I met Margarida at the train station in Lisbon. She is the tallest Portuguese woman I have met, towering over most of the men at about 5’11. We took the train to her stop, then drove in her eco-friendly car to her flat in what seemed to be the middle of nowhere. She lives in an area of new development on the outskirts of greater Lisbon. I requested to stay with Margarida because I was interested in visiting Cascais (pronounced kus-kyshe), a sunny beach town on the Atlantic. After arriving and meeting her wild and talkative cat Simba, we had an interesting homemade dinner of what I will call “tuna cream noodles.” Margarida boiled about a cup of cream in a pan, then dumped in two cans of tuna in olive oil (the canned tuna in Spain and Portugal is very, very good). She stirred it up and poured the thick “sauce” over cooked pasta. Not what I would call authentic Portuguese, but easy, nonetheless.
We took an evening drive through Cascais. It felt nice to ride in a car for the first time in a while, especially with the Spanish disco music on the stereo. The light was gorgeous over the ocean, as we cruised down the road along the beach. The windy, cool evening was the perfect weather for a look at La Boca de Inferno (“Hell’s Mouth”). The large mouth-like opening in the rocks is the legendary location of a female suicide. When I first read about this attraction, those tourist traps along the rural highways through West Virginia came to mind, like The Bottomless Pit (Beware: it swallows men whole!) and The Devil’s Footprint (he was here and he left his mark!). Unlike those American ones, though, this natural formation did not require an admission fee. Like those American ones, the reality did not quite match the hype. Hell’s Mouth is a strong name for some small splashes at the base of a rocky ledge.
We also drove by one of the largest casinos in Europe (who would have thought it was right here in Cascais?) and through the small, very beachy town, giving me a lay of the land for the next day.
The flat is a mere 10 minute walk down a busy street lined with lemon trees from the bus stop. The day after we arrived, I caught the bus to Caracavelos, a very small beach town with a nice market. I spent just enough time to see the tiny mall and even more petit cinema, and buy some fruit before heading to Cascais for the day. I spent the day on the beach, doing beachy things in the beachy town. Actually, I could only manage one full hour on the sand in the morning because the sun felt like it was two inches from my back. I had a chance to wander through the town, the funky, water-themed mall, and the gigantic supermarket.
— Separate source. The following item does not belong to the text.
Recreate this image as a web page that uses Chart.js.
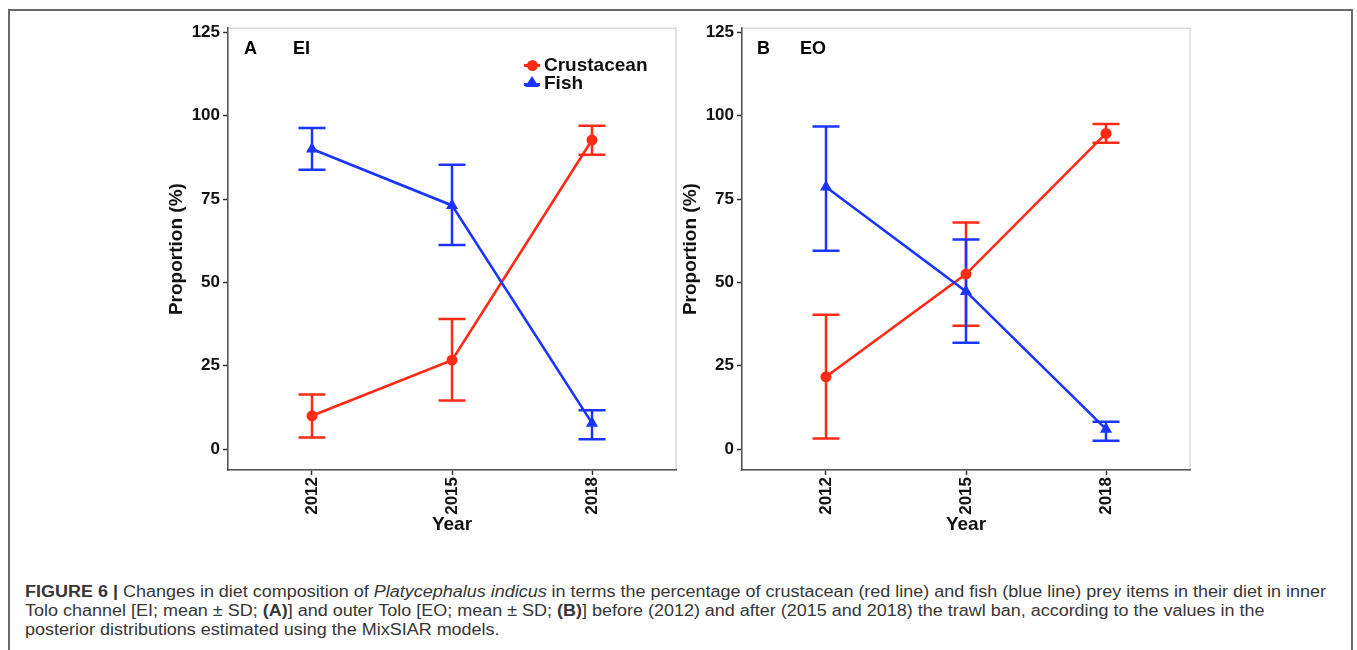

I read, lunched, and napped in the park before Margarida picked me up and we went out to eat. A friend recommended to her a small restaurant actually in the middle of nowhere, which took us about 45 minutes to find. Thankfully we did because the codfish bread pudding we had was weirdly delicious. Plus, I had cake with pumpkin filling and ice cream as an early birthday treat for dessert. I asked for traditional Portuguese and I am so glad I got it.
Fun fact: Portuguese desserts are very sweet due to Moorish influence. The pastries are much sweeter (and more delicious) than in Spain.